FJ is about to take his N (1 ≤ N ≤ 2,000) cows to the annual"Farmer of the Year" competition. In this contest every farmer arranges his cows in a line and herds them past the judges.

The contest organizers adopted a new registration scheme this year: simply register the initial letter of every cow in the order they will appear (i.e., If FJ takes Bessie, Sylvia, and Dora in that order he just registers BSD). After the registration phase ends, every group is judged in increasing lexicographic order according to the string of the initials of the cows' names.

FJ is very busy this year and has to hurry back to his farm, so he wants to be judged as early as possible. He decides to rearrange his cows, who have already lined up, before registering them.

FJ marks a location for a new line of the competing cows. He then proceeds to marshal the cows from the old line to the new one by repeatedly sending either the first or last cow in the (remainder of the) original line to the end of the new line. When he's finished, FJ takes his cows for registration in this new order.

Given the initial order of his cows, determine the least lexicographic string of initials he can make this way.

Input

* Line 1: A single integer: N
* Lines 2..N+1: Line i+1 contains a single initial ('A'..'Z') of the cow in the ith position in the original line

Output

The least lexicographic string he can make.

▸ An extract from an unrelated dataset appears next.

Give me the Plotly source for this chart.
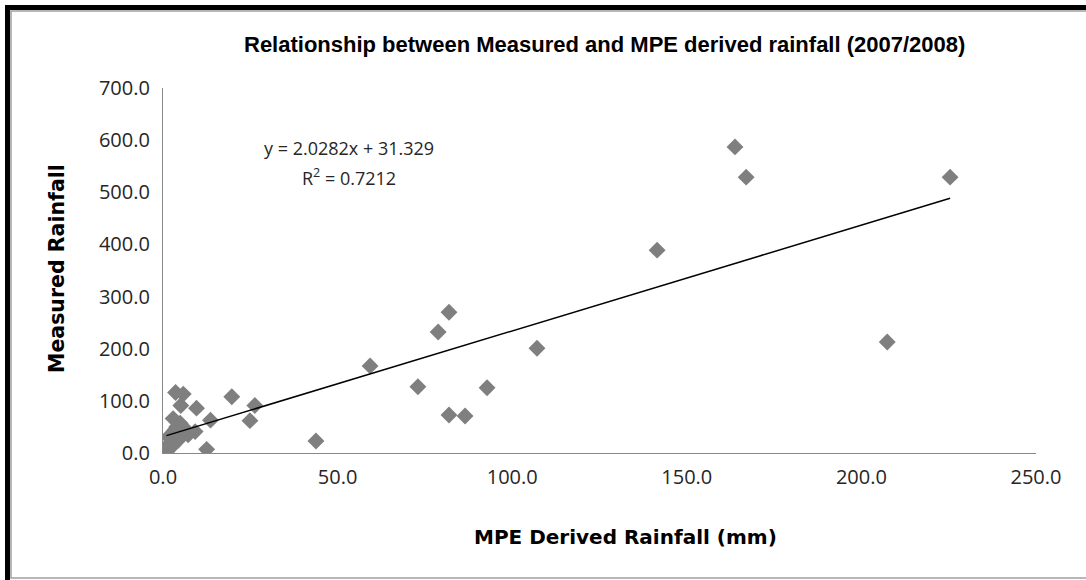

Every line (except perhaps the last one) contains the initials of 80 cows ('A'..'Z') in the new line.

Sample Input

6
A
C
D
B
C
B

Sample Output

ABCBCD

#include "iostream"
#include "string"

using namespace std;

int N;
string S[2001];

void solve()
{
	int lo = 0;
	int hi = N - 1;
	int cnt = 0;

	while(lo <= hi)
	{
		bool leftishigh = false;
		for(int i = 0; lo + i <= hi - i; ++i)
		{
			if(S[lo + i] > S[hi - i])
			{
				leftishigh = true;
				break;
			}
			else if(S[lo + i] < S[hi - i])
			{
				leftishigh = false;
				break;
			}
		}

		if(leftishigh) cout << S[hi--];
		else cout << S[lo++];

		cnt++;

		if(cnt % 80 == 0) cout << endl;
	}

	
}



int main(int argc, char const *argv[])
{
	cin >> N;
	for(int i = 0; i < N; ++i)
	{
		cin >> S[i];
	}
	solve();
	return 0;
}

除了每行80个字符外没什么难度